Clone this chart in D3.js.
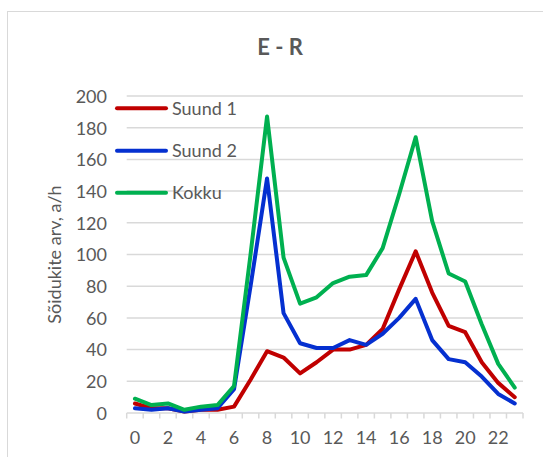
<!DOCTYPE html>
<html>
<head>
<meta charset="utf-8">
<script src="https://cdn.jsdelivr.net/npm/d3@7"></script>
<style>
  html, body { margin: 0; padding: 0; background: #fff; }
  svg { display: block; }
  text { font-family: Lato, "Open Sans", sans-serif; fill: #595959; }
</style>
</head>
<body>
<svg id="chart" width="543" height="457"></svg>
<script>
const title = "E - R";
const yAxisLabel = "Sõidukite arv, a/h";
const hours = d3.range(0, 24);
const xTickLabels = [0, 2, 4, 6, 8, 10, 12, 14, 16, 18, 20, 22];
const yTicks = [0, 20, 40, 60, 80, 100, 120, 140, 160, 180, 200];
const seriesNames = ["Suund 1", "Suund 2", "Kokku"];
const suund1 = [6, 3, 3, 1, 2, 2, 4, 21, 39, 35, 25, 32, 40, 40, 43, 53, 78, 102, 76, 55, 51, 32, 19, 10];
const suund2 = [3, 2, 3, 1, 2, 3, 15, 80, 148, 63, 44, 41, 41, 46, 43, 50, 60, 72, 46, 34, 32, 23, 12, 6];
const kokku  = [9, 5, 6, 2, 4, 5, 17, 100, 187, 98, 69, 73, 82, 86, 87, 104, 138, 174, 121, 88, 83, 56, 31, 16];
const seriesColors = ["#C00000", "#0530D0", "#00B050"];

const series = [suund1, suund2, kokku].map((vals, i) => ({ name: seriesNames[i], color: seriesColors[i], values: vals }));

const svg = d3.select("#chart");
const plot = { left: 126.7, right: 523, top: 96, bottom: 413 };

// frame
svg.append("rect").attr("x", 7.5).attr("y", 11.5).attr("width", 600).attr("height", 500)
  .attr("fill", "#fff").attr("stroke", "#D9D9D9").attr("stroke-width", 1);

const x = d3.scaleBand().domain(hours).range([plot.left, plot.right]).padding(0);
const y = d3.scaleLinear().domain([0, 200]).range([plot.bottom, plot.top]);

// gridlines
svg.append("g").selectAll("line").data(yTicks.filter(d => d > 0)).join("line")
  .attr("x1", plot.left).attr("x2", plot.right)
  .attr("y1", d => y(d)).attr("y2", d => y(d))
  .attr("stroke", "#D9D9D9").attr("stroke-width", 1.5);

// y axis labels
const yAxis = d3.axisLeft(y).tickValues(yTicks).tickSize(0).tickPadding(0);
const yg = svg.append("g").attr("transform", `translate(107,0)`).call(yAxis);
yg.select(".domain").remove();
yg.selectAll("text").attr("font-size", 18).attr("font-family", "Lato, sans-serif").attr("fill", "#595959").attr("dy", "0.35em");

// x axis
const xAxis = d3.axisBottom(x).tickValues([]).tickSize(0);
const xg = svg.append("g").attr("transform", `translate(0,${plot.bottom})`).call(xAxis);
xg.select(".domain").attr("stroke", "#D9D9D9").attr("stroke-width", 1.5).attr("d", `M${plot.left},0H${plot.right}`);
// tick marks at category boundaries
const boundaries = hours.map(h => x(h)).concat([x(23) + x.bandwidth()]);
xg.selectAll("line.tm").data(boundaries).join("line").attr("class", "tm")
  .attr("x1", d => d).attr("x2", d => d).attr("y1", 0).attr("y2", 5.5)
  .attr("stroke", "#D9D9D9").attr("stroke-width", 1.5);
xg.selectAll("text.tl").data(xTickLabels).join("text").attr("class", "tl")
  .attr("x", d => x(d) + x.bandwidth() / 2).attr("y", 31)
  .attr("text-anchor", "middle").attr("font-size", 18).text(d => d);

// lines
const line = d3.line().x((d, i) => x(hours[i]) + x.bandwidth() / 2).y(d => y(d));
svg.append("g").selectAll("path").data(series).join("path")
  .attr("d", d => line(d.values)).attr("fill", "none")
  .attr("stroke", d => d.color).attr("stroke-width", 4)
  .attr("stroke-linejoin", "round").attr("stroke-linecap", "round");

// title
svg.append("text").attr("x", 280).attr("y", 55).attr("text-anchor", "middle")
  .attr("font-size", 22).attr("font-weight", "bold").text(title);

// y axis title
svg.append("text").attr("transform", `translate(61,254.5) rotate(-90)`)
  .attr("text-anchor", "middle").attr("font-size", 18).text(yAxisLabel);

// legend
const legendY = [108.3, 150.7, 192.7];
const lg = svg.append("g").selectAll("g").data(series).join("g")
  .attr("transform", (d, i) => `translate(0,${legendY[i]})`);
lg.append("line").attr("x1", 117).attr("x2", 166).attr("y1", 0).attr("y2", 0)
  .attr("stroke", d => d.color).attr("stroke-width", 4).attr("stroke-linecap", "round");
lg.append("text").attr("x", 172).attr("y", 0).attr("dy", "0.35em")
  .attr("font-size", 18).text(d => d.name);
</script>
</body>
</html>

* * * *

DIRECTIONS: Look for lines containing the string "chart" and copy them all.

WRITTEN RESPONSE:
Clone this chart in D3.js.
<svg id="chart" width="543" height="457"></svg>
const svg = d3.select("#chart");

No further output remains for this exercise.